## start
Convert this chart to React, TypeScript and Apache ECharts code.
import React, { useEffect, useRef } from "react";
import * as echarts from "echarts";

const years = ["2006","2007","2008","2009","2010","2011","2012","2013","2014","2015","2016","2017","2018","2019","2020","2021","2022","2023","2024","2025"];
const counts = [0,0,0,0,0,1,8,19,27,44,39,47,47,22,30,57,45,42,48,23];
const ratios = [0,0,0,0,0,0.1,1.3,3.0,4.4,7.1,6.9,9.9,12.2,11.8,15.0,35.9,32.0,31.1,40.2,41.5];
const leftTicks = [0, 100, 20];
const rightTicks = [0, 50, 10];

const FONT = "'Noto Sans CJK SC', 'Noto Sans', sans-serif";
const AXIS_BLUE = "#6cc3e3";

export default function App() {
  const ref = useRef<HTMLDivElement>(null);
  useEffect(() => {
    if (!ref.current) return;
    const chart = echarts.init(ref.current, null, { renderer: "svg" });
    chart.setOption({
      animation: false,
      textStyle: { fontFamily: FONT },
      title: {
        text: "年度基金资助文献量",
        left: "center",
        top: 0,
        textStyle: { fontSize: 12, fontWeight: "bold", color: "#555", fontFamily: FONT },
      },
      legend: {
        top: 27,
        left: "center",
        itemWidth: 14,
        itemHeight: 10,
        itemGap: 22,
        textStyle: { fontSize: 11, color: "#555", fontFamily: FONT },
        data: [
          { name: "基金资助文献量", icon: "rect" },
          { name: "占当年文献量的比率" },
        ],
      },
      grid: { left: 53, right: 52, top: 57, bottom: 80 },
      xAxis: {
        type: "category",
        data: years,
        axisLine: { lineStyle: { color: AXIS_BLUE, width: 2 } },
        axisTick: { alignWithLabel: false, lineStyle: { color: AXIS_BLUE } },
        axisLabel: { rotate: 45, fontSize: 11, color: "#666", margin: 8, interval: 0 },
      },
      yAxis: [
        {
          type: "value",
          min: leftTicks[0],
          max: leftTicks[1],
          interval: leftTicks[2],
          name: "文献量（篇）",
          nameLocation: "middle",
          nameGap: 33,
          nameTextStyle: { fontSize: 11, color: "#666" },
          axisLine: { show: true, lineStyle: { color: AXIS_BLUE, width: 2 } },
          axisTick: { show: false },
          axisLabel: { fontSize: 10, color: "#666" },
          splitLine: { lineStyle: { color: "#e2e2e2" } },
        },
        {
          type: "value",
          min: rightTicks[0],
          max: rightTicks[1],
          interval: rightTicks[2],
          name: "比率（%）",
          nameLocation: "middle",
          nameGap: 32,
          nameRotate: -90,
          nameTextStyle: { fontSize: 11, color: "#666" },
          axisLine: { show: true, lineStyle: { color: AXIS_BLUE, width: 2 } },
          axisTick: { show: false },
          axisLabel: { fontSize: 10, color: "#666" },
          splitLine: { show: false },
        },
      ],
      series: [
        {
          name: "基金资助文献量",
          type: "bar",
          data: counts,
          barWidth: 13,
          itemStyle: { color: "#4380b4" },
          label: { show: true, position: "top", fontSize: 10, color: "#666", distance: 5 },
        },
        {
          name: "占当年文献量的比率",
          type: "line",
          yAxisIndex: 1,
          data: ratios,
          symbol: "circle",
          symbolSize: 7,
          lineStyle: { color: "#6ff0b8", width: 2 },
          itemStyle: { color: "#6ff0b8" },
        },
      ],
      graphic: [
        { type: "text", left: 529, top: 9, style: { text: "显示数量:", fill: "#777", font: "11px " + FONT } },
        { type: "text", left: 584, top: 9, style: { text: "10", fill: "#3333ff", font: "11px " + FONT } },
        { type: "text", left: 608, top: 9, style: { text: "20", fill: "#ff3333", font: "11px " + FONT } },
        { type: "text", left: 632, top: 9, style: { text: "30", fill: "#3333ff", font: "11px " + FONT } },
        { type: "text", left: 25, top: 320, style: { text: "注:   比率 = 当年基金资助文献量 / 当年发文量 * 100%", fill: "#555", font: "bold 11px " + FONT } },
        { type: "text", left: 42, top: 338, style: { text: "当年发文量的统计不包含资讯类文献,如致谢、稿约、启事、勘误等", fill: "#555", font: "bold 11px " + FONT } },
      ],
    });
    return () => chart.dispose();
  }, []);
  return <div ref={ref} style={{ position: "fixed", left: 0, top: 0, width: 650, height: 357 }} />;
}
## end
• **GIVEN EXERCISE**
Repeat the material in full, exactly as it stands.

• **SOLUTION TO THE PROBLEM**
Convert this chart to React, TypeScript and Apache ECharts code.
import React, { useEffect, useRef } from "react";
import * as echarts from "echarts";

const years = ["2006","2007","2008","2009","2010","2011","2012","2013","2014","2015","2016","2017","2018","2019","2020","2021","2022","2023","2024","2025"];
const counts = [0,0,0,0,0,1,8,19,27,44,39,47,47,22,30,57,45,42,48,23];
const ratios = [0,0,0,0,0,0.1,1.3,3.0,4.4,7.1,6.9,9.9,12.2,11.8,15.0,35.9,32.0,31.1,40.2,41.5];
const leftTicks = [0, 100, 20];
const rightTicks = [0, 50, 10];

const FONT = "'Noto Sans CJK SC', 'Noto Sans', sans-serif";
const AXIS_BLUE = "#6cc3e3";

export default function App() {
  const ref = useRef<HTMLDivElement>(null);
  useEffect(() => {
    if (!ref.current) return;
    const chart = echarts.init(ref.current, null, { renderer: "svg" });
    chart.setOption({
      animation: false,
      textStyle: { fontFamily: FONT },
      title: {
        text: "年度基金资助文献量",
        left: "center",
        top: 0,
        textStyle: { fontSize: 12, fontWeight: "bold", color: "#555", fontFamily: FONT },
      },
      legend: {
        top: 27,
        left: "center",
        itemWidth: 14,
        itemHeight: 10,
        itemGap: 22,
        textStyle: { fontSize: 11, color: "#555", fontFamily: FONT },
        data: [
          { name: "基金资助文献量", icon: "rect" },
          { name: "占当年文献量的比率" },
        ],
      },
      grid: { left: 53, right: 52, top: 57, bottom: 80 },
      xAxis: {
        type: "category",
        data: years,
        axisLine: { lineStyle: { color: AXIS_BLUE, width: 2 } },
        axisTick: { alignWithLabel: false, lineStyle: { color: AXIS_BLUE } },
        axisLabel: { rotate: 45, fontSize: 11, color: "#666", margin: 8, interval: 0 },
      },
      yAxis: [
        {
          type: "value",
          min: leftTicks[0],
          max: leftTicks[1],
          interval: leftTicks[2],
          name: "文献量（篇）",
          nameLocation: "middle",
          nameGap: 33,
          nameTextStyle: { fontSize: 11, color: "#666" },
          axisLine: { show: true, lineStyle: { color: AXIS_BLUE, width: 2 } },
          axisTick: { show: false },
          axisLabel: { fontSize: 10, color: "#666" },
          splitLine: { lineStyle: { color: "#e2e2e2" } },
        },
        {
          type: "value",
          min: rightTicks[0],
          max: rightTicks[1],
          interval: rightTicks[2],
          name: "比率（%）",
          nameLocation: "middle",
          nameGap: 32,
          nameRotate: -90,
          nameTextStyle: { fontSize: 11, color: "#666" },
          axisLine: { show: true, lineStyle: { color: AXIS_BLUE, width: 2 } },
          axisTick: { show: false },
          axisLabel: { fontSize: 10, color: "#666" },
          splitLine: { show: false },
        },
      ],
      series: [
        {
          name: "基金资助文献量",
          type: "bar",
          data: counts,
          barWidth: 13,
          itemStyle: { color: "#4380b4" },
          label: { show: true, position: "top", fontSize: 10, color: "#666", distance: 5 },
        },
        {
          name: "占当年文献量的比率",
          type: "line",
          yAxisIndex: 1,
          data: ratios,
          symbol: "circle",
          symbolSize: 7,
          lineStyle: { color: "#6ff0b8", width: 2 },
          itemStyle: { color: "#6ff0b8" },
        },
      ],
      graphic: [
        { type: "text", left: 529, top: 9, style: { text: "显示数量:", fill: "#777", font: "11px " + FONT } },
        { type: "text", left: 584, top: 9, style: { text: "10", fill: "#3333ff", font: "11px " + FONT } },
        { type: "text", left: 608, top: 9, style: { text: "20", fill: "#ff3333", font: "11px " + FONT } },
        { type: "text", left: 632, top: 9, style: { text: "30", fill: "#3333ff", font: "11px " + FONT } },
        { type: "text", left: 25, top: 320, style: { text: "注:   比率 = 当年基金资助文献量 / 当年发文量 * 100%", fill: "#555", font: "bold 11px " + FONT } },
        { type: "text", left: 42, top: 338, style: { text: "当年发文量的统计不包含资讯类文献,如致谢、稿约、启事、勘误等", fill: "#555", font: "bold 11px " + FONT } },
      ],
    });
    return () => chart.dispose();
  }, []);
  return <div ref={ref} style={{ position: "fixed", left: 0, top: 0, width: 650, height: 357 }} />;
}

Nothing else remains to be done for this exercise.